▶
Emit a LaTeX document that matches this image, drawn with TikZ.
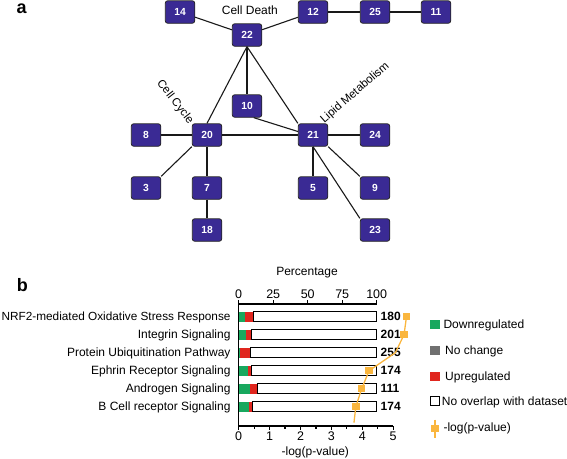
\documentclass[tikz,border=0pt]{standalone}
\usepackage{fontspec}
\setmainfont{Liberation Sans}
\definecolor{nodeblue}{RGB}{58,42,148}
\definecolor{dgreen}{RGB}{24,168,94}
\definecolor{dred}{RGB}{224,38,30}
\definecolor{dgray}{RGB}{112,112,112}
\definecolor{orng}{RGB}{250,182,62}
\begin{document}
\begin{tikzpicture}[x=1pt,y=-1pt,
  nd/.style={draw=black!85, line width=0.8pt, fill=nodeblue, rounded corners=2.5pt,
    minimum width=29.5pt, minimum height=22.5pt, inner sep=0pt, text=white,
    font=\fontsize{10.3}{11}\selectfont\bfseries},
  ln/.style={line width=1.1pt, black!90},
  txt/.style={inner sep=0pt, font=\fontsize{12}{14}\selectfont},
  rtxt/.style={inner sep=0pt, font=\fontsize{11.5}{13}\selectfont},
  vtxt/.style={inner sep=0pt, font=\fontsize{12}{14}\selectfont\bfseries},
  panel/.style={inner sep=0pt, font=\fontsize{18}{20}\selectfont\bfseries},
  axis/.style={line width=1.2pt, black},
  olin/.style={line width=1.3pt, orng},
  omark/.style={fill=orng, draw=none, minimum size=7.5pt, inner sep=0pt}
]
\useasboundingbox (0,0) rectangle (567,458);

% ---------------- panel a ----------------
\node[panel, anchor=base west] (pa) at (16.3,13.3) {a};
\node[nd] (n14) at (180,12) {14};
\node[nd] (n22) at (247,35) {22};
\node[nd] (n12) at (313,12) {12};
\node[nd] (n25) at (375,12) {25};
\node[nd] (n11) at (436,12) {11};
\node[nd] (n10) at (247,106) {10};
\node[nd] (n8)  at (146,135) {8};
\node[nd] (n20) at (207,135) {20};
\node[nd] (n21) at (313,135) {21};
\node[nd] (n24) at (375,135) {24};
\node[nd] (n3)  at (146,188) {3};
\node[nd] (n7)  at (207,188) {7};
\node[nd] (n5)  at (313,188) {5};
\node[nd] (n9)  at (375,188) {9};
\node[nd] (n18) at (207,230) {18};
\node[nd] (n23) at (375,230) {23};

\draw[ln] (n14) -- (n22);
\draw[ln] (n22) -- (n12);
\draw[ln] (n12) -- (n25);
\draw[ln] (n25) -- (n11);
\draw[ln] (n22.south) -- (n20.north);
\draw[ln] (n22.south) -- (n10.north);
\draw[ln] (n22.south) -- (n21.north west);
\draw[ln] (n10.-60) -- (n21.167);
\draw[ln] (n8) -- (n20);
\draw[ln] (n20) -- (n21);
\draw[ln] (n21) -- (n24);
\draw[ln] (n20.south west) -- (n3.north east);
\draw[ln] (n20) -- (n7);
\draw[ln] (n7) -- (n18);
\draw[ln] (n21.south) -- (n5.north);
\draw[ln] (n21.south east) -- (n9.north west);
\draw[ln] (n21.south) -- (n23.north west);

\node[txt, anchor=base west] (lcd) at (221.7,14) {Cell Death};
\node[rtxt, rotate=-52] (lcc) at (175,102) {Cell Cycle};
\node[rtxt, rotate=41] (llm) at (355,93) {Lipid Metabolism};

% ---------------- panel b ----------------
\node[panel, anchor=base west] (pb) at (16.7,291.7) {b};
\node[txt, anchor=base] (tperc) at (307,275) {Percentage};

% top axis
\draw[axis] (238.7,304) -- (376.7,304);
\foreach \t/\k in {0/0,25/1,50/2,75/3,100/4} {
  \draw[axis] ({238.7+1.38*\t},304) -- ({238.7+1.38*\t},299.5);
  \node[txt, anchor=base, font=\fontsize{12.5}{14}\selectfont] (tt\k) at ({238.7+1.38*\t},298.7) {\t};
}
% left axis
\draw[axis] (238.7,304) -- (238.7,426);
% bottom axis
\draw[axis] (238.7,426) -- (393.2,426);
\foreach \u in {0,1,2,3,4,5} {
  \draw[axis] ({238.7+30.9*\u},426) -- ({238.7+30.9*\u},430);
  \node[txt, anchor=base, font=\fontsize{12.5}{14}\selectfont] (bt\u) at ({238.7+30.9*\u},440) {\u};
}
\foreach \u in {0.5,1.5,2.5,3.5,4.5} {
  \draw[axis] ({238.7+30.9*\u},426) -- ({238.7+30.9*\u},429);
}
\node[txt, anchor=base] (txlab) at (315.3,455.5) {-log(p-value)};

% bars
\foreach \i/\lab/\g/\r/\v/\fs in {
  1/NRF2-mediated Oxidative Stress Response/4.7/10.7/180/11.8,
  2/Integrin Signaling/5.6/9.1/201/12,
  3/Protein Ubiquitination Pathway/0.8/8.8/255/12,
  4/Ephrin Receptor Signaling/6.5/9.1/174/12,
  5/Androgen Signaling/8.4/13.7/111/12,
  6/B Cell receptor Signaling/7.7/10.3/174/12} {
  \pgfmathsetmacro{\yc}{316.7+(\i-1)*18}
  \node[inner sep=0pt, font=\fontsize{\fs}{14}\selectfont, anchor=base east] (lab\i) at (230.7,\yc+4.2) {\lab};
  \fill[dgreen] (238.7,\yc-5) rectangle ({238.7+1.38*\g},\yc+5);
  \fill[dred] ({238.7+1.38*\g},\yc-5) rectangle ({238.7+1.38*\r},\yc+5);
  \draw[line width=0.9pt, fill=white] ({238.7+1.38*\r},\yc-5) rectangle (376.7,\yc+5);
  \node[vtxt, anchor=base west] (val\i) at (380.5,\yc+4.2) {\v};
}

% -log(p) line
\coordinate (p1) at ({238.7+30.9*5.43},316.7);
\coordinate (p2) at ({238.7+30.9*5.35},334.7);
\coordinate (p3) at ({238.7+30.9*5.07},352.7);
\coordinate (p4) at ({238.7+30.9*4.22},370.7);
\coordinate (p5) at ({238.7+30.9*3.98},388.7);
\coordinate (p6) at ({238.7+30.9*3.79},406.7);
\coordinate (pend) at ({238.7+30.9*3.73},422.7);
\draw[olin] (p1) -- (p2) -- (p3) -- (p4) -- (p5) -- (p6) -- (pend);
\foreach \k in {1,2,4,5,6} { \node[omark] (m\k) at (p\k) {}; }

% legend
\node[fill=dgreen, minimum width=10pt, minimum height=9.5pt, inner sep=0pt] (lg1) at (435,324.6) {};
\node[txt, anchor=base west] (lt1) at (443.3,328.6) {Downregulated};
\node[fill=dgray, minimum width=10pt, minimum height=9.5pt, inner sep=0pt] (lg2) at (435,350.5) {};
\node[txt, anchor=base west] (lt2) at (445,354.5) {No change};
\node[fill=dred, minimum width=10pt, minimum height=9.5pt, inner sep=0pt] (lg3) at (435,376.3) {};
\node[txt, anchor=base west] (lt3) at (445,380.3) {Upregulated};
\node[draw=black, line width=0.8pt, fill=white, minimum width=9.5pt, minimum height=9pt, inner sep=0pt] (lg4) at (435,401.3) {};
\node[txt, anchor=base west] (lt4) at (441.7,405.3) {No overlap with dataset};
\coordinate (lo1) at (435,419.5);
\coordinate (lo2) at (435,438);
\draw[olin] (lo1) -- (lo2);
\node[omark] (lg5) at (435,428.3) {};
\node[txt, anchor=base west] (lt5) at (443.3,431.5) {-log(p-value)};
\end{tikzpicture}
\end{document}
◀
### JOB
Copy the material above exactly and drop the pictures.

### TASK RESPONSE
Emit a LaTeX document that matches this image, drawn with TikZ.
\documentclass[tikz,border=0pt]{standalone}
\usepackage{fontspec}
\setmainfont{Liberation Sans}
\definecolor{nodeblue}{RGB}{58,42,148}
\definecolor{dgreen}{RGB}{24,168,94}
\definecolor{dred}{RGB}{224,38,30}
\definecolor{dgray}{RGB}{112,112,112}
\definecolor{orng}{RGB}{250,182,62}
\begin{document}
\begin{tikzpicture}[x=1pt,y=-1pt,
  nd/.style={draw=black!85, line width=0.8pt, fill=nodeblue, rounded corners=2.5pt,
    minimum width=29.5pt, minimum height=22.5pt, inner sep=0pt, text=white,
    font=\fontsize{10.3}{11}\selectfont\bfseries},
  ln/.style={line width=1.1pt, black!90},
  txt/.style={inner sep=0pt, font=\fontsize{12}{14}\selectfont},
  rtxt/.style={inner sep=0pt, font=\fontsize{11.5}{13}\selectfont},
  vtxt/.style={inner sep=0pt, font=\fontsize{12}{14}\selectfont\bfseries},
  panel/.style={inner sep=0pt, font=\fontsize{18}{20}\selectfont\bfseries},
  axis/.style={line width=1.2pt, black},
  olin/.style={line width=1.3pt, orng},
  omark/.style={fill=orng, draw=none, minimum size=7.5pt, inner sep=0pt}
]
\useasboundingbox (0,0) rectangle (567,458);

% ---------------- panel a ----------------
\node[panel, anchor=base west] (pa) at (16.3,13.3) {a};
\node[nd] (n14) at (180,12) {14};
\node[nd] (n22) at (247,35) {22};
\node[nd] (n12) at (313,12) {12};
\node[nd] (n25) at (375,12) {25};
\node[nd] (n11) at (436,12) {11};
\node[nd] (n10) at (247,106) {10};
\node[nd] (n8)  at (146,135) {8};
\node[nd] (n20) at (207,135) {20};
\node[nd] (n21) at (313,135) {21};
\node[nd] (n24) at (375,135) {24};
\node[nd] (n3)  at (146,188) {3};
\node[nd] (n7)  at (207,188) {7};
\node[nd] (n5)  at (313,188) {5};
\node[nd] (n9)  at (375,188) {9};
\node[nd] (n18) at (207,230) {18};
\node[nd] (n23) at (375,230) {23};

\draw[ln] (n14) -- (n22);
\draw[ln] (n22) -- (n12);
\draw[ln] (n12) -- (n25);
\draw[ln] (n25) -- (n11);
\draw[ln] (n22.south) -- (n20.north);
\draw[ln] (n22.south) -- (n10.north);
\draw[ln] (n22.south) -- (n21.north west);
\draw[ln] (n10.-60) -- (n21.167);
\draw[ln] (n8) -- (n20);
\draw[ln] (n20) -- (n21);
\draw[ln] (n21) -- (n24);
\draw[ln] (n20.south west) -- (n3.north east);
\draw[ln] (n20) -- (n7);
\draw[ln] (n7) -- (n18);
\draw[ln] (n21.south) -- (n5.north);
\draw[ln] (n21.south east) -- (n9.north west);
\draw[ln] (n21.south) -- (n23.north west);

\node[txt, anchor=base west] (lcd) at (221.7,14) {Cell Death};
\node[rtxt, rotate=-52] (lcc) at (175,102) {Cell Cycle};
\node[rtxt, rotate=41] (llm) at (355,93) {Lipid Metabolism};

% ---------------- panel b ----------------
\node[panel, anchor=base west] (pb) at (16.7,291.7) {b};
\node[txt, anchor=base] (tperc) at (307,275) {Percentage};

% top axis
\draw[axis] (238.7,304) -- (376.7,304);
\foreach \t/\k in {0/0,25/1,50/2,75/3,100/4} {
  \draw[axis] ({238.7+1.38*\t},304) -- ({238.7+1.38*\t},299.5);
  \node[txt, anchor=base, font=\fontsize{12.5}{14}\selectfont] (tt\k) at ({238.7+1.38*\t},298.7) {\t};
}
% left axis
\draw[axis] (238.7,304) -- (238.7,426);
% bottom axis
\draw[axis] (238.7,426) -- (393.2,426);
\foreach \u in {0,1,2,3,4,5} {
  \draw[axis] ({238.7+30.9*\u},426) -- ({238.7+30.9*\u},430);
  \node[txt, anchor=base, font=\fontsize{12.5}{14}\selectfont] (bt\u) at ({238.7+30.9*\u},440) {\u};
}
\foreach \u in {0.5,1.5,2.5,3.5,4.5} {
  \draw[axis] ({238.7+30.9*\u},426) -- ({238.7+30.9*\u},429);
}
\node[txt, anchor=base] (txlab) at (315.3,455.5) {-log(p-value)};

% bars
\foreach \i/\lab/\g/\r/\v/\fs in {
  1/NRF2-mediated Oxidative Stress Response/4.7/10.7/180/11.8,
  2/Integrin Signaling/5.6/9.1/201/12,
  3/Protein Ubiquitination Pathway/0.8/8.8/255/12,
  4/Ephrin Receptor Signaling/6.5/9.1/174/12,
  5/Androgen Signaling/8.4/13.7/111/12,
  6/B Cell receptor Signaling/7.7/10.3/174/12} {
  \pgfmathsetmacro{\yc}{316.7+(\i-1)*18}
  \node[inner sep=0pt, font=\fontsize{\fs}{14}\selectfont, anchor=base east] (lab\i) at (230.7,\yc+4.2) {\lab};
  \fill[dgreen] (238.7,\yc-5) rectangle ({238.7+1.38*\g},\yc+5);
  \fill[dred] ({238.7+1.38*\g},\yc-5) rectangle ({238.7+1.38*\r},\yc+5);
  \draw[line width=0.9pt, fill=white] ({238.7+1.38*\r},\yc-5) rectangle (376.7,\yc+5);
  \node[vtxt, anchor=base west] (val\i) at (380.5,\yc+4.2) {\v};
}

% -log(p) line
\coordinate (p1) at ({238.7+30.9*5.43},316.7);
\coordinate (p2) at ({238.7+30.9*5.35},334.7);
\coordinate (p3) at ({238.7+30.9*5.07},352.7);
\coordinate (p4) at ({238.7+30.9*4.22},370.7);
\coordinate (p5) at ({238.7+30.9*3.98},388.7);
\coordinate (p6) at ({238.7+30.9*3.79},406.7);
\coordinate (pend) at ({238.7+30.9*3.73},422.7);
\draw[olin] (p1) -- (p2) -- (p3) -- (p4) -- (p5) -- (p6) -- (pend);
\foreach \k in {1,2,4,5,6} { \node[omark] (m\k) at (p\k) {}; }

% legend
\node[fill=dgreen, minimum width=10pt, minimum height=9.5pt, inner sep=0pt] (lg1) at (435,324.6) {};
\node[txt, anchor=base west] (lt1) at (443.3,328.6) {Downregulated};
\node[fill=dgray, minimum width=10pt, minimum height=9.5pt, inner sep=0pt] (lg2) at (435,350.5) {};
\node[txt, anchor=base west] (lt2) at (445,354.5) {No change};
\node[fill=dred, minimum width=10pt, minimum height=9.5pt, inner sep=0pt] (lg3) at (435,376.3) {};
\node[txt, anchor=base west] (lt3) at (445,380.3) {Upregulated};
\node[draw=black, line width=0.8pt, fill=white, minimum width=9.5pt, minimum height=9pt, inner sep=0pt] (lg4) at (435,401.3) {};
\node[txt, anchor=base west] (lt4) at (441.7,405.3) {No overlap with dataset};
\coordinate (lo1) at (435,419.5);
\coordinate (lo2) at (435,438);
\draw[olin] (lo1) -- (lo2);
\node[omark] (lg5) at (435,428.3) {};
\node[txt, anchor=base west] (lt5) at (443.3,431.5) {-log(p-value)};
\end{tikzpicture}
\end{document}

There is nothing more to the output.